Feeders don't like it. "When you get to the point in the week you have to market cattle, you're not worried about price, you're worried about when the market happens," says Perry Owens, manager of Kan Sun Beef Inc. at Leoti, KS.

Some packers don't like it, either. "The packers would rather bid and buy cattle five days every week because the packer is selling beef every day of the week. It's a better hedge," says Tim Schiefelbein, manager of value-based procurement for Monfort.

Selling By Sealed Bid All of this is a mystery to Thorlakson because the system works much differently in Canada. "All cattle are not created equal. Unless a person is selling on a carcass basis, which is the best way to sell, there has to be an opportunity to move values up and down," says Thorlakson.

In a nutshell, better than half of the fed cattle in Canada are sold through a sealed bid system, according to Can-Fax market analyst Anne Dunford. It works like this:

Feedlots tell packers which cattle are on the show list. If interested, buyers place a sealed bid, via phone, by a time designated by the feeder. Bids are placed on a live or carcass basis. The seller can accept the bid or pass.

Besides giving feeders more control of when they market and packers a better sense of when they're buying, the system uncovers a range of value differences between pens because folks aren't standing around waiting to see who's bidding what. Across the industry, from Tuesday morning to Thursday night, Thorlakson says 1,000-2,000 head are traded every hour on some type of bid system.

"At least on this basis, we are trading cattle with different weight, quality, days on feed and history at different prices ... having a $5 range in prices on a day to day basis is no surprise," says Dunford. What's more, seeing a similar range between pens is commonplace (Table 1).
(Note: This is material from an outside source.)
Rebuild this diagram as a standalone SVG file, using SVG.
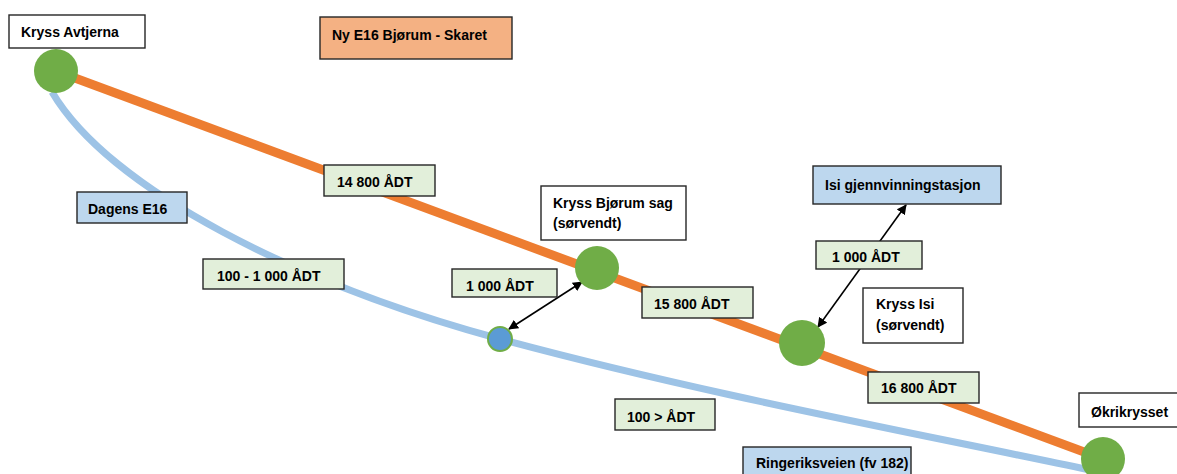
<svg xmlns="http://www.w3.org/2000/svg" width="1177" height="474" viewBox="0 0 1177 474">
  <style>
    .lbl { font-family: "Liberation Sans", Arial, sans-serif; font-weight: bold; font-size: 14px; fill: #000; }
    .box { stroke: #262626; stroke-width: 1.4; }
    .white { fill: #ffffff; }
    .green { fill: #E2EFDA; }
    .blue { fill: #BDD7EE; }
    .orange { fill: #F4B183; }
    .junc { fill: #70AD47; }
    .road-old { fill: none; stroke: #9DC3E6; stroke-width: 7; stroke-linecap: butt; }
    .road-new { fill: none; stroke: #ED7D31; stroke-width: 9; }
    .arrow { stroke: #000; stroke-width: 1.6; fill: none; marker-start: url(#ah); marker-end: url(#ah); }
  </style>
  <defs>
    <marker id="ah" viewBox="0 0 10 10" refX="9" refY="5" markerWidth="10" markerHeight="10" markerUnits="userSpaceOnUse" orient="auto-start-reverse">
      <path d="M0,0 L10,5 L0,10 Z" fill="#000"/>
    </marker>
  </defs>
  <rect width="1177" height="474" fill="#ffffff"/>

  <g id="connectors">
    <path class="road-old" d="M52,92 C110,190 300,285 500,339 C700,393 900,430 1090,470"/>
    <line class="road-new" x1="56" y1="71" x2="1103" y2="459"/>
    <line class="arrow" x1="509" y1="329" x2="582" y2="282"/>
    <line class="arrow" x1="906" y1="205" x2="818" y2="327"/>
  </g>

  <g id="junction-avtjerna"><circle class="junc" cx="56" cy="71" r="22"/></g>
  <g id="junction-bjorum"><circle class="junc" cx="597" cy="268" r="22"/></g>
  <g id="junction-isi"><circle class="junc" cx="802" cy="343" r="23"/></g>
  <g id="junction-okri"><circle class="junc" cx="1103" cy="459" r="22"/></g>
  <g id="junction-old"><circle cx="500" cy="339" r="12" fill="#5B9BD5" stroke="#70AD47" stroke-width="2"/></g>

  <g id="label-avtjerna"><rect class="box white" x="9" y="15" width="136" height="33"/><text class="lbl" x="21" y="37">Kryss Avtjerna</text></g>
  <g id="label-ny-e16"><rect class="box orange" x="320" y="17" width="192" height="42"/><text class="lbl" x="332" y="40">Ny E16 Bjørum - Skaret</text></g>
  <g id="label-14800"><rect class="box green" x="324" y="165" width="111" height="31"/><text class="lbl" x="337" y="187">14 800 ÅDT</text></g>
  <g id="label-dagens"><rect class="box blue" x="77" y="192" width="110" height="31"/><text class="lbl" x="88" y="214">Dagens E16</text></g>
  <g id="label-100-1000"><rect class="box green" x="203" y="259" width="141" height="30"/><text class="lbl" x="217" y="281">100 - 1 000 ÅDT</text></g>
  <g id="label-bjorum"><rect class="box white" x="541" y="186" width="145" height="54"/><text class="lbl" x="553" y="208">Kryss Bjørum sag</text><text class="lbl" x="553" y="228">(sørvendt)</text></g>
  <g id="label-1000-left"><rect class="box green" x="452" y="269" width="105" height="28"/><text class="lbl" x="466" y="291">1 000 ÅDT</text></g>
  <g id="label-15800"><rect class="box green" x="642" y="287" width="111" height="31"/><text class="lbl" x="654" y="309">15 800 ÅDT</text></g>
  <g id="label-isi-gj"><rect class="box blue" x="813" y="166" width="188" height="38"/><text class="lbl" x="825" y="190">Isi gjennvinningstasjon</text></g>
  <g id="label-1000-right"><rect class="box green" x="816" y="241" width="106" height="28"/><text class="lbl" x="832" y="262">1 000 ÅDT</text></g>
  <g id="label-isi"><rect class="box white" x="863" y="288" width="100" height="55"/><text class="lbl" x="876" y="309">Kryss Isi</text><text class="lbl" x="876" y="330">(sørvendt)</text></g>
  <g id="label-100"><rect class="box green" x="615" y="399" width="100" height="31"/><text class="lbl" x="627" y="422">100 &gt; ÅDT</text></g>
  <g id="label-16800"><rect class="box green" x="868" y="372" width="111" height="31"/><text class="lbl" x="881" y="393">16 800 ÅDT</text></g>
  <g id="label-okri"><rect class="box white" x="1079" y="393" width="100" height="34"/><text class="lbl" x="1091" y="417">Økrikrysset</text></g>
  <g id="label-ringeriks"><rect class="box blue" x="743" y="447" width="168" height="40"/><text class="lbl" x="756" y="468">Ringeriksveien (fv 182)</text></g>
</svg>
Of course, U.S. feeders used to enjoy pen by pen bidding. "When every pen had a different price, we probably had more range over the course of a day. That should have given packers an opportunity to match the bid to the pen of cattle, which should have improved price discovery," says Clem Ward, professor and Extension economist at Oklahoma State University. "When we sell at the same price, we still have some price to base the next transaction on, but it's not as good from a price discovery standpoint of matching the price with the quality," Ward adds.

Moreover, a system like this could improve other mechanisms ultimately dependent on live prices - tools like formulas and grids. For that matter, a sealed bid, live or hanging, could represent the negotiated grid base price many say is necessary for grids to take another step.

Would It Work Here? Today, if a packer bids its top early in the week, few feedyard managers would take it because weekly opening and closing bids have been a few dollars apart for so long.

It is possible, though. Owens of Kan Sun Beef says, "It would be fascinating to do something like this ... If I had a sealed bid, and I thought I was getting good, honest bids, and we were getting fair value, I probably wouldn't market as many grid cattle because I think this would have the potential for packers to bid up more on the cattle."

Schiefelbein believes packers would be open to any workable system that allows them to trade cattle more than one day each week. "If cattle are worth X and they sell in the meat for Y, there are a number of ways to determine the margin in between," he says.

In fact, going full circle to the days of selling pens of cattle for different money rather than entire lists for the same dollar could be downright revolutionary. Owens says, "I think it could have some merit if it was mutually agreed upon by packers and feeders, where you force the industry into it. Over the long haul, it could be one of the best things to happen to this industry."